Since the coup d’état took place in Honduras on 28 June 2009, PBI has followed with growing concern the serious deterioration of the space in which organisations, communities and human rights defenders can defend human rights in the country.
In response to a request for international accompaniment from the National Human Rights Platform of Honduras (Plataforma de Derechos Humanos de Honduras), PBI made a first visit to the country in May 2011 to verify the human rights situation. Subsequently, after a period of intensive analysis within the organisation, PBI decided to evaluate the feasibility of opening an international accompaniment project in this country and, in the months of September and October 2012, carried out a second visit with this objective.
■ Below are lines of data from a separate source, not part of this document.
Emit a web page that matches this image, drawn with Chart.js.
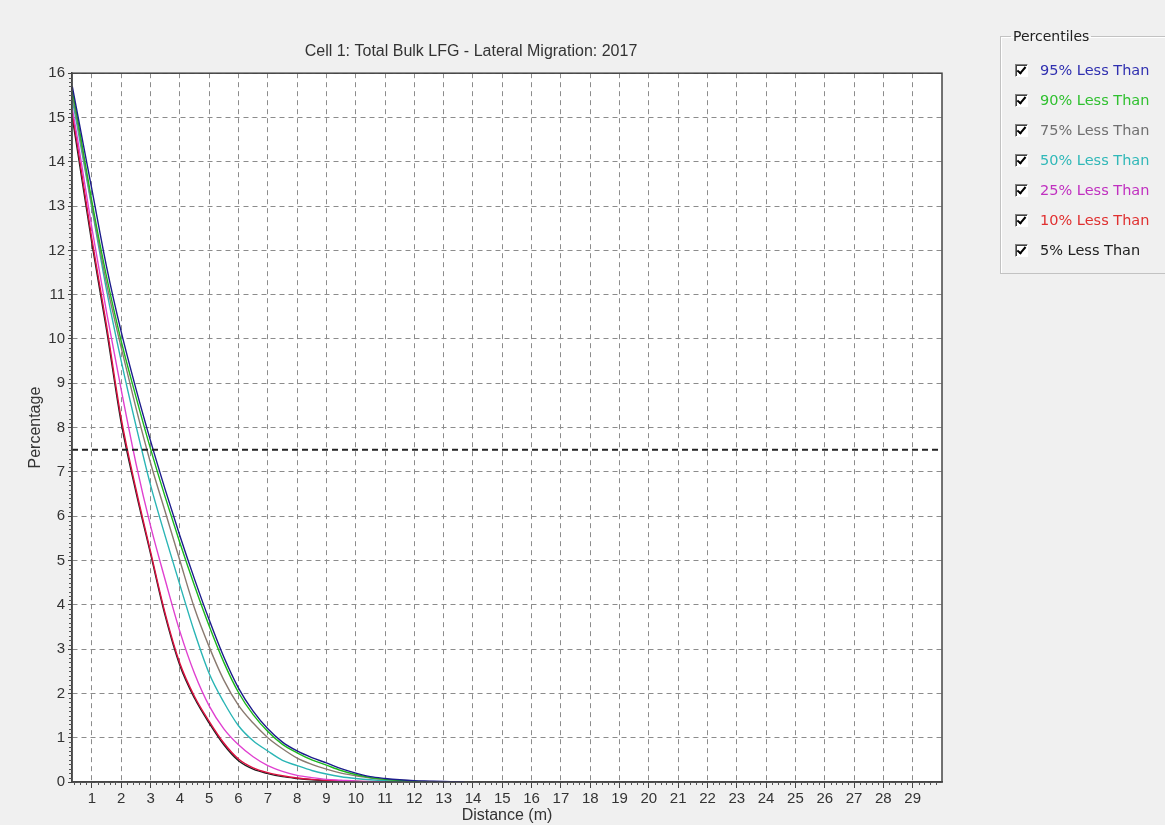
<!DOCTYPE html>
<html>
<head>
<meta charset="utf-8">
<script src="https://cdn.jsdelivr.net/npm/chart.js@4.4.0/dist/chart.umd.min.js"></script>
<style>
html,body{margin:0;padding:0;background:#f0f0f0;}
body{width:1165px;height:825px;position:relative;overflow:hidden;font-family:"Liberation Sans",Arial,sans-serif;}
#wrap{position:absolute;left:0;top:0;width:1165px;height:825px;}
#pct{position:absolute;left:1000px;top:28px;width:190px;height:246px;box-sizing:border-box;margin:0;padding:0 0 0 10px;
  border:1px solid #c2c2c2;box-shadow:inset 1px 1px 0 #fff;}
#pct legend{padding:0 2px;font:14px "DejaVu Sans",sans-serif;color:#222;}
#items{position:absolute;left:1015px;top:55px;}
.row{height:30px;display:flex;align-items:center;font:14.5px "DejaVu Sans",sans-serif;white-space:nowrap;}
.box{position:relative;width:11px;height:11px;border:1px solid;border-color:#808080 #fff #fff #808080;box-shadow:inset 1px 1px 0 #404040;
  background:#fff;margin-right:12px;}
.box::after{content:'';position:absolute;left:3px;top:0px;width:3px;height:7px;border:solid #000;border-width:0 2px 2px 0;transform:rotate(40deg);}
</style>
</head>
<body>
<div id="wrap"><canvas id="chart"></canvas></div>
<fieldset id="pct"><legend>Percentiles</legend></fieldset>
<div id="items"></div>
<script>
// distance (m) samples shared by all curves
const distances = [0.33,0.5,1,1.5,2,2.5,3,3.5,4,4.5,5,5.5,6,6.5,7,7.5,8,8.5,9,9.5,10,10.5,11,11.5,12,12.5,13,13.5,13.7];

// percentage by percentile
const p95 = [15.7,15.11,13.37,11.63,10.16,8.88,7.7,6.6,5.56,4.58,3.66,2.82,2.12,1.6,1.2,0.9,0.7,0.55,0.43,0.3,0.2,0.12,0.08,0.05,0.03,0.02,0.01,0.005,0];
const p90 = [15.6,15.0,13.1,11.4,9.95,8.7,7.52,6.43,5.4,4.43,3.52,2.7,2.02,1.52,1.14,0.85,0.66,0.5,0.38,0.26,0.17,0.1,0.06,0.035,0.015,0,null,null,null];
const p75 = [15.5,14.9,13.0,11.25,9.8,8.45,7.2,6.1,5.0,3.92,3.05,2.3,1.73,1.33,1.0,0.75,0.54,0.4,0.29,0.2,0.14,0.09,0.06,0.04,0.02,0.01,0,null,null];
const p50 = [15.4,14.8,12.95,11.1,9.5,8.05,6.7,5.55,4.45,3.38,2.45,1.8,1.27,0.93,0.7,0.49,0.37,0.26,0.18,0.12,0.08,0.05,0.03,0.02,0.01,0,null,null,null];
const p25 = [15.2,14.55,12.5,10.6,8.85,7.2,5.78,4.56,3.4,2.45,1.72,1.2,0.84,0.57,0.37,0.24,0.15,0.1,0.06,0.04,0.02,0.01,0,null,null,null,null,null,null];
const p10 = [15.1,14.4,12.25,10.3,8.2,6.62,5.2,3.8,2.68,1.93,1.37,0.88,0.52,0.32,0.21,0.14,0.09,0.06,0.04,0.025,0.015,0.005,0,null,null,null,null,null,null];
const p5  = [15.0,14.28,12.15,10.2,8.1,6.55,5.15,3.75,2.63,1.89,1.33,0.84,0.48,0.29,0.19,0.12,0.08,0.05,0.03,0.02,0.01,0,null,null,null,null,null,null,null];

const seriesLabels = ['95% Less Than','90% Less Than','75% Less Than','50% Less Than','25% Less Than','10% Less Than','5% Less Than'];
const seriesValues = [p95,p90,p75,p50,p25,p10,p5];
const lineColors = ['#1c1c8c','#1cb81c','#8a7a70','#2ab5b5','#e040d0','#dd1040','#202020'];
const textColors = ['#3030b0','#30c030','#707070','#30b8b8','#c030c0','#e03030','#202020'];

const xTickValues = [1,2,3,4,5,6,7,8,9,10,11,12,13,14,15,16,17,18,19,20,21,22,23,24,25,26,27,28,29];
const thresholdLevel = 7.5;
const X_MIN = 0.32, X_MAX = 30, Y_MIN = 0, Y_MAX = 16;

// legend (group box)
const itemsEl = document.getElementById('items');
seriesLabels.forEach((t,i)=>{
  const row = document.createElement('div');
  row.className = 'row';
  row.innerHTML = `<span class="box"></span><span style="color:${textColors[i]}">${t}</span>`;
  itemsEl.appendChild(row);
});

const frame = {
  id:'frame',
  beforeDraw(chart){
    const {ctx, chartArea:a} = chart;
    ctx.save(); ctx.fillStyle = '#fff';
    ctx.fillRect(a.left, a.top, a.right-a.left, a.bottom-a.top);
    ctx.restore();
  },
  afterDraw(chart){
    const {ctx, chartArea:a, scales:{x,y}} = chart;
    ctx.save();
    ctx.strokeStyle = '#444'; ctx.lineWidth = 1.5;
    ctx.strokeRect(a.left, a.top, a.right-a.left, a.bottom-a.top);
    // minor ticks
    ctx.lineWidth = 1; ctx.strokeStyle = '#555';
    ctx.beginPath();
    for(let i=0;i<=160;i++){
      if(i%10===0) continue;
      const py = Math.round(y.getPixelForValue(i/10))+0.5;
      ctx.moveTo(a.left-3, py); ctx.lineTo(a.left, py);
    }
    for(let i=2;i<=150;i++){
      if(i%5===0) continue;
      const v = i/5;
      if(v<X_MIN || v>X_MAX) continue;
      const px = Math.round(x.getPixelForValue(v))+0.5;
      ctx.moveTo(px, a.bottom); ctx.lineTo(px, a.bottom+3);
    }
    ctx.stroke();
    ctx.restore();
  }
};

const datasets = [{
  label:'threshold',
  data:[{x:X_MIN,y:thresholdLevel},{x:X_MAX,y:thresholdLevel}],
  borderColor:'#222', borderWidth:2, borderDash:[6,4], pointRadius:0, tension:0
}];
seriesLabels.forEach((lab,i)=>{
  const pts = [];
  distances.forEach((d,k)=>{ if(seriesValues[i][k]!==null) pts.push({x:d,y:seriesValues[i][k]}); });
  datasets.push({label:lab, data:pts, borderColor:lineColors[i], borderWidth:1.4, pointRadius:0,
    cubicInterpolationMode:'monotone', fill:false});
});

const tickFont = {family:'"Liberation Sans", Arial, sans-serif', size:15};
const titleFont = {family:'"Liberation Sans", Arial, sans-serif', size:16, weight:'normal'};

new Chart(document.getElementById('chart').getContext('2d'), {
  type:'line',
  data:{datasets},
  options:{
    animation:false, responsive:true, maintainAspectRatio:false,
    layout:{padding:{left:0,right:223,top:0,bottom:0}},
    plugins:{
      legend:{display:false}, tooltip:{enabled:false},
      title:{display:true, text:'Cell 1: Total Bulk LFG - Lateral Migration: 2017', color:'#333',
        font:titleFont, padding:{top:42,bottom:12}}
    },
    scales:{
      x:{
        type:'linear', min:X_MIN, max:X_MAX,
        afterBuildTicks:(s)=>{ s.ticks = xTickValues.map(v=>({value:v})); },
        afterFit:(s)=>{ s.height = 43; },
        ticks:{autoSkip:false, maxRotation:0, color:'#333', font:tickFont, padding:2},
        grid:{color:'#8c8c8c', lineWidth:1, tickLength:6, tickColor:'#444', tickBorderDash:[]},
        border:{color:'#444', width:1.5, dash:[5,4]},
        title:{display:true, text:'Distance (m)', color:'#333', font:titleFont, padding:{top:0,bottom:0}}
      },
      y:{
        min:Y_MIN, max:Y_MAX,
        afterFit:(s)=>{ s.width = 72; },
        ticks:{stepSize:1, color:'#333', font:tickFont, padding:3},
        grid:{color:'#8c8c8c', lineWidth:1, tickLength:4, tickColor:'#444', tickBorderDash:[]},
        border:{color:'#444', width:1.5, dash:[5,4]},
        title:{display:true, text:'Percentage', color:'#333', font:titleFont, padding:{top:26,bottom:0}}
      }
    }
  },
  plugins:[frame]
});
</script>
</body>
</html>
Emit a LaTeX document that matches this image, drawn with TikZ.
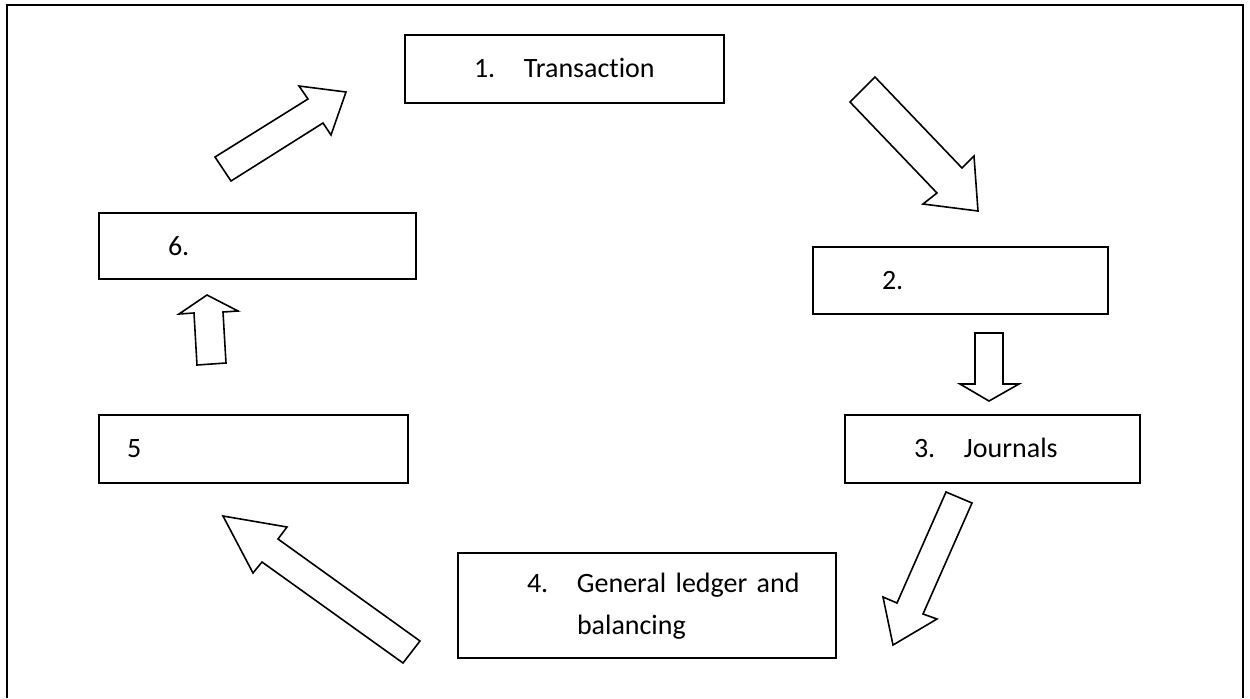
\documentclass[tikz,border=0pt]{standalone}
\usepackage{fontspec}
\setmainfont{Carlito}[Ligatures=NoCommon]
\usepackage{tikz}

\newcommand{\steptext}[3][34.5pt]{\hspace*{#1}\makebox[25pt][l]{#2}\begin{tabular}[t]{@{}l@{}}#3\end{tabular}}

\begin{document}
\begin{tikzpicture}[x=0.5pt, y=-0.5pt,
    box/.style={draw, line width=1pt, rectangle, anchor=north west, inner xsep=0pt, inner ysep=0pt, align=left},
    blockarrow/.style={draw, line width=0.8pt, fill=white, line join=miter},
    font=\fontsize{14}{21}\selectfont]
  \useasboundingbox (0,0) rectangle (1250,698);
  \draw [line width=1.2pt] (7,698) -- (7,5) -- (1243,5) -- (1243,698);

  \node [box, text width=159.5pt, minimum height=34pt] (trans) at (404,34) {\steptext{1.}{Transaction}};
  \node [box, text width=147.5pt, minimum height=33.5pt] (s2) at (812,246) {\hspace*{34.5pt}2.};
  \node [box, text width=147.5pt, minimum height=34pt] (journals) at (844,414) {\steptext{3.}{Journals}};
  \node [box, text width=189pt, minimum height=52.5pt] (ledger) at (457,552) {\steptext{4.}{General ledger and\\balancing}};
  \node [box, text width=154.5pt, minimum height=34pt] (s5) at (98,414) {\hspace*{14pt}5};
  \node [box, text width=158.5pt, minimum height=33pt] (s6) at (98,212) {\hspace*{34.5pt}6.};

  \draw [blockarrow] (215,157) -- (308,99) -- (299,86) -- (346,92) -- (331,135) -- (323,123) -- (231,181) -- cycle;
  \draw [blockarrow] (875,77) -- (962,168) -- (974,156) -- (978,211) -- (923,204) -- (937,193) -- (850,102) -- cycle;
  \draw [blockarrow] (975,333) -- (1003,333) -- (1003,384) -- (1019,384) -- (989,401) -- (960,384) -- (975,384) -- cycle;
  \draw [blockarrow] (946,492) -- (972,503) -- (923,614) -- (937,619) -- (893,645) -- (883,597) -- (897,603) -- cycle;
  \draw [blockarrow] (223,516) -- (287,527) -- (278,539) -- (420,641) -- (403,663) -- (262,562) -- (253,573) -- cycle;
  \draw [blockarrow] (207,295) -- (238,311) -- (223,312) -- (226,363) -- (197,365) -- (194,313) -- (179,314) -- cycle;
\end{tikzpicture}
\end{document}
We met with journalists, judges, workers from human rights organisations, indigenous and small-farmers movements, women’s organisations and trade unions. The committed women and men we spoke with talked about the danger and grave threats they face. We published a report on the situation for human rights defenders in Honduras, based on our work in 2012, opened a protective accompaniment project in the country in 2013.
Who we protect in Honduras
Since 2009, there have been 174 violent deaths in the LGTBI community. This violence is directly related to the prejudice and discrimination that the LGBTI community has suffered historically in the country. Honduras has become, along with Guatemala and El Salvador, one of the most dangerous countries for this community to live.
Freedom of Expression
Honduras is one of the most dangerous countries in the world for journalists. According to the IACHR 28 journalists have been killed in Honduras since 2010.
Women Human Rights Defenders
Defending land rights, culture and natural resources
Between 2002 and March 2014 111 land and environmental rights activists were murdered in Honduras, making it the most dangerous country in the world to be a land rights defender.